AUSTRALIA'S earliest known surviving film has been screened on home soil for the first time more than 110 years since its creation.

It has been lauded as an historic moment - one that portrays the origin of Australia's long love affair with film.

Captured in 1896, Patineur Grotesque - or the Humorous Rollerskater - features a bearded, top-hatted, cigar-smoking gentleman as he rollerskates before a crowd.

The busker lifts his waistcoat to reveal a white hand on the seat of his trousers and later trips and falls in the comical sketch, which took place in an unknown Melbourne park.

An intern at Canberra's National Film and Sound Archive discovered the film was in an archive in France when examining those made by Frenchman Marius Sestier, the man credited with bringing movies to Australia.

The old 35mm film was sent to archivists - along with another 1896 film showing the weighing in for the Melbourne Cup - and painstakingly adapted to digital format.

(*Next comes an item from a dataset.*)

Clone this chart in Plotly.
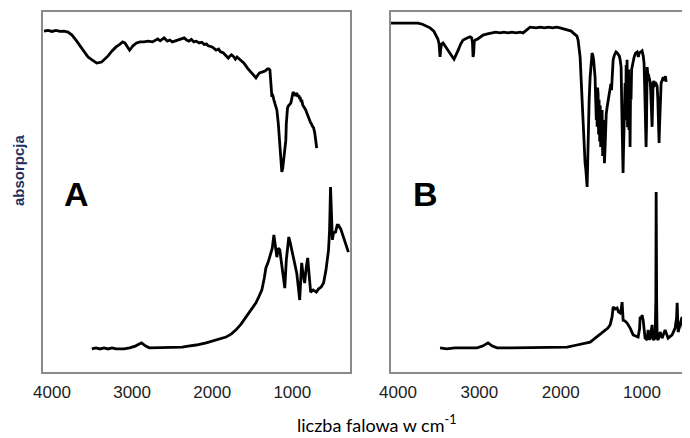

An Australian crowd, including Sestier's great-grandchildren and Arts Minister Peter Garrett, watched Patineur Grotesque for the first time on Wednesday.

Surprisingly, the footage had been watched in Europe and as far away as Mexico, but never in Australia, Mr Garrett said.

He called the restoration of the film, as well as the Melbourne Cup footage, an important piece of Australian cinematic history.

Both will now be housed at the national archive.

"We do have a love affair with film in this country," Mr Garrett told the crowd.

"And (both films) show two things very close to our hearts - humour and the Melbourne Cup."

They may have been simply documentaries of events at the time, but over a century, their meaning and significance has grown exponentially, Mr Garrett said.

The archive's chairman Chris Puplick said Patineur Grotesque captured the beginnings of Australia's film culture, back when "Hollywood was still a cow paddock".

Sestier opened Australia's first cinema in Sydney's Pitt Street in 1896 as a representative of pioneering movie company, Freres Lumiere.

The former chemist made films in India and Australia before returning to France.

Some of his personal documents - handed to the archive by his descendents and including preserved scrapbooks, diaries, account and log books - have been put on display at the archive.